* begin *

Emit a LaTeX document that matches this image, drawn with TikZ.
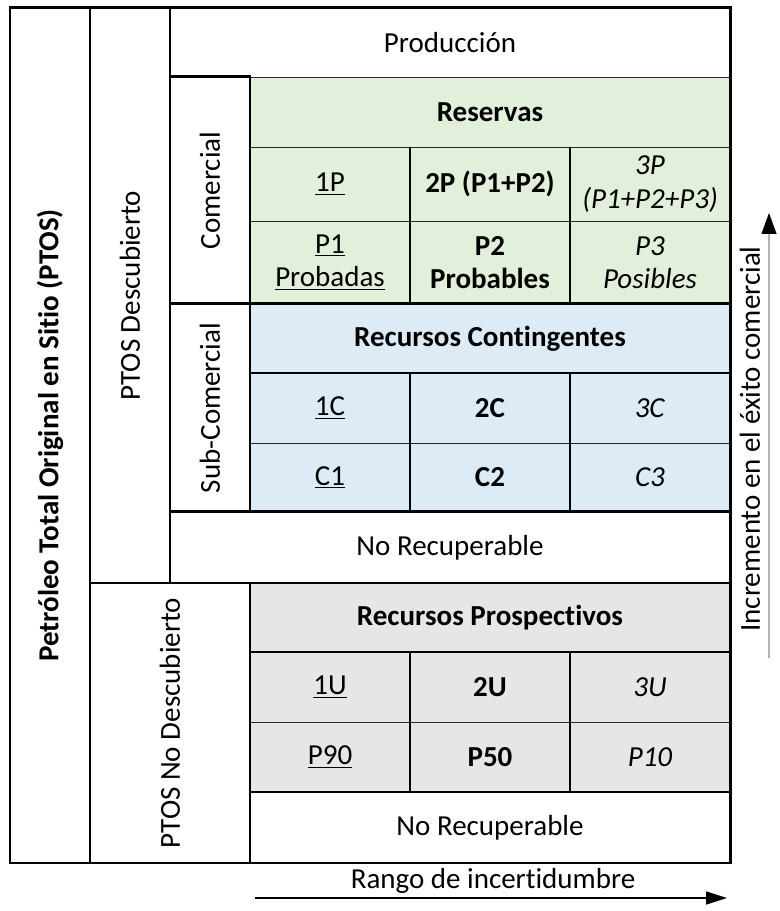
\documentclass[tikz,border=0pt]{standalone}
\usepackage{fontspec}
\setmainfont[Ligatures=NoCommon]{Carlito}
\usepackage{tikz}
\usetikzlibrary{arrows.meta}
\usepackage{xcolor}
\definecolor{verde}{HTML}{E2EFDA}
\definecolor{azul}{HTML}{DDEBF7}
\definecolor{gris}{HTML}{E7E6E6}

\begin{document}
\begin{tikzpicture}[node distance=3.2cm,
	every node/.style={font=\fontsize{16.5}{19}\selectfont},
	celda/.style={draw=black!85, line width=0.5pt, rectangle, inner sep=0pt, align=center, minimum width=3.2cm},
	grueso/.style={line width=1.2pt}]
	\useasboundingbox (0,0) rectangle (15.58,18.22);

	\node[celda, rotate=90, minimum width=17.1cm, minimum height=1.6cm] (ptos) at (1.0,9.51) {\textbf{Petróleo Total Original en Sitio (PTOS)}};
	\node[celda, rotate=90, minimum width=11.5cm, minimum height=1.6cm] (desc) at (2.6,12.31) {PTOS Descubierto};
	\node[celda, rotate=90, minimum width=5.6cm, minimum height=3.2cm] (nodesc) at (3.4,3.76) {PTOS No Descubierto};
	\node[celda, rotate=90, minimum width=4.54cm, minimum height=1.6cm] (com) at (4.2,14.41) {Comercial};
	\node[celda, rotate=90, minimum width=4.16cm, minimum height=1.6cm] (subcom) at (4.2,10.06) {Sub-Comercial};

	\node[celda, minimum width=11.2cm, minimum height=1.38cm] (prod) at (9.0,17.37) {Producción};

	% reservas
	\node[celda, fill=verde, minimum width=9.6cm, minimum height=1.4cm] (res) at (9.8,15.98) {\textbf{Reservas}};
	\node[celda, fill=verde, minimum height=1.48cm] (unoP) at (6.6,14.54) {\underline{1P}};
	\node[celda, fill=verde, minimum height=1.48cm, right of=unoP] (dosP) {\textbf{2P (P1+P2)}};
	\node[celda, fill=verde, minimum height=1.48cm, right of=dosP] (tresP) {\textit{3P}\\\textit{(P1+P2+P3)}};
	\node[celda, fill=verde, minimum height=1.66cm] (pUno) at (6.6,12.97) {\underline{P1}\\\underline{Probadas}};
	\node[celda, fill=verde, minimum height=1.66cm, right of=pUno] (pDos) {\textbf{P2}\\\textbf{Probables}};
	\node[celda, fill=verde, minimum height=1.66cm, right of=pDos] (pTres) {\textit{P3}\\\textit{Posibles}};

	% contingentes
	\node[celda, fill=azul, minimum width=9.6cm, minimum height=1.38cm] (cont) at (9.8,11.45) {\textbf{Recursos Contingentes}};
	\node[celda, fill=azul, minimum height=1.4cm] (unoC) at (6.6,10.06) {\underline{1C}};
	\node[celda, fill=azul, minimum height=1.4cm, right of=unoC] (dosC) {\textbf{2C}};
	\node[celda, fill=azul, minimum height=1.4cm, right of=dosC] (tresC) {\textit{3C}};
	\node[celda, fill=azul, minimum height=1.38cm] (cUno) at (6.6,8.67) {\underline{C1}};
	\node[celda, fill=azul, minimum height=1.38cm, right of=cUno] (cDos) {\textbf{C2}};
	\node[celda, fill=azul, minimum height=1.38cm, right of=cDos] (cTres) {\textit{C3}};

	\node[celda, minimum width=11.2cm, minimum height=1.42cm] (norecA) at (9.0,7.27) {No Recuperable};

	% prospectivos
	\node[celda, fill=gris, minimum width=9.6cm, minimum height=1.38cm] (prosp) at (9.8,5.87) {\textbf{Recursos Prospectivos}};
	\node[celda, fill=gris, minimum height=1.4cm] (unoU) at (6.6,4.48) {\underline{1U}};
	\node[celda, fill=gris, minimum height=1.4cm, right of=unoU] (dosU) {\textbf{2U}};
	\node[celda, fill=gris, minimum height=1.4cm, right of=dosU] (tresU) {\textit{3U}};
	\node[celda, fill=gris, minimum height=1.4cm] (p90) at (6.6,3.08) {\underline{P90}};
	\node[celda, fill=gris, minimum height=1.4cm, right of=p90] (p50) {\textbf{P50}};
	\node[celda, fill=gris, minimum height=1.4cm, right of=p50] (p10) {\textit{P10}};

	\node[celda, minimum width=9.6cm, minimum height=1.42cm] (norecB) at (9.8,1.67) {No Recuperable};

	% lineas gruesas
	\foreach \n in {ptos,desc,nodesc,com,subcom,cont,norecA,prosp,norecB}
		\draw[grueso] (\n.south west) rectangle (\n.north east);
	\foreach \a/\b in {dosP/pDos,tresP/pTres,dosC/cDos,tresC/cTres,dosU/p50,tresU/p10}
		\draw[grueso] (\a.north west) -- (\b.south west);
	\draw[grueso] (ptos.north east) rectangle (norecB.south east);

	% flechas
	\coordinate (exitoA) at (15.38,5.06);
	\coordinate (exitoB) at (15.38,13.96);
	\draw[gray!60, line width=0.6pt, -{Triangle[length=0.42cm,width=0.3cm,black]}] (exitoA) -- (exitoB);
	\node[rotate=90] (exito) at (15.0,9.44) {Incremento en el éxito comercial};

	\coordinate (rangoA) at (5.1,0.26);
	\coordinate (rangoB) at (14.54,0.26);
	\draw[line width=0.9pt, -{Triangle[length=0.42cm,width=0.26cm]}] (rangoA) -- (rangoB);
	\node (rango) at (9.86,0.60) {Rango de incertidumbre};
\end{tikzpicture}
\end{document}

* end *

Give again, exactly, the lines from the start of the data through the one holding "width=11.2cm, minimum height=1.38cm]"; omit the pictures.

» CORRECT RESULT
Emit a LaTeX document that matches this image, drawn with TikZ.
\documentclass[tikz,border=0pt]{standalone}
\usepackage{fontspec}
\setmainfont[Ligatures=NoCommon]{Carlito}
\usepackage{tikz}
\usetikzlibrary{arrows.meta}
\usepackage{xcolor}
\definecolor{verde}{HTML}{E2EFDA}
\definecolor{azul}{HTML}{DDEBF7}
\definecolor{gris}{HTML}{E7E6E6}

\begin{document}
\begin{tikzpicture}[node distance=3.2cm,
	every node/.style={font=\fontsize{16.5}{19}\selectfont},
	celda/.style={draw=black!85, line width=0.5pt, rectangle, inner sep=0pt, align=center, minimum width=3.2cm},
	grueso/.style={line width=1.2pt}]
	\useasboundingbox (0,0) rectangle (15.58,18.22);

	\node[celda, rotate=90, minimum width=17.1cm, minimum height=1.6cm] (ptos) at (1.0,9.51) {\textbf{Petróleo Total Original en Sitio (PTOS)}};
	\node[celda, rotate=90, minimum width=11.5cm, minimum height=1.6cm] (desc) at (2.6,12.31) {PTOS Descubierto};
	\node[celda, rotate=90, minimum width=5.6cm, minimum height=3.2cm] (nodesc) at (3.4,3.76) {PTOS No Descubierto};
	\node[celda, rotate=90, minimum width=4.54cm, minimum height=1.6cm] (com) at (4.2,14.41) {Comercial};
	\node[celda, rotate=90, minimum width=4.16cm, minimum height=1.6cm] (subcom) at (4.2,10.06) {Sub-Comercial};

	\node[celda, minimum width=11.2cm, minimum height=1.38cm] (prod) at (9.0,17.37) {Producción};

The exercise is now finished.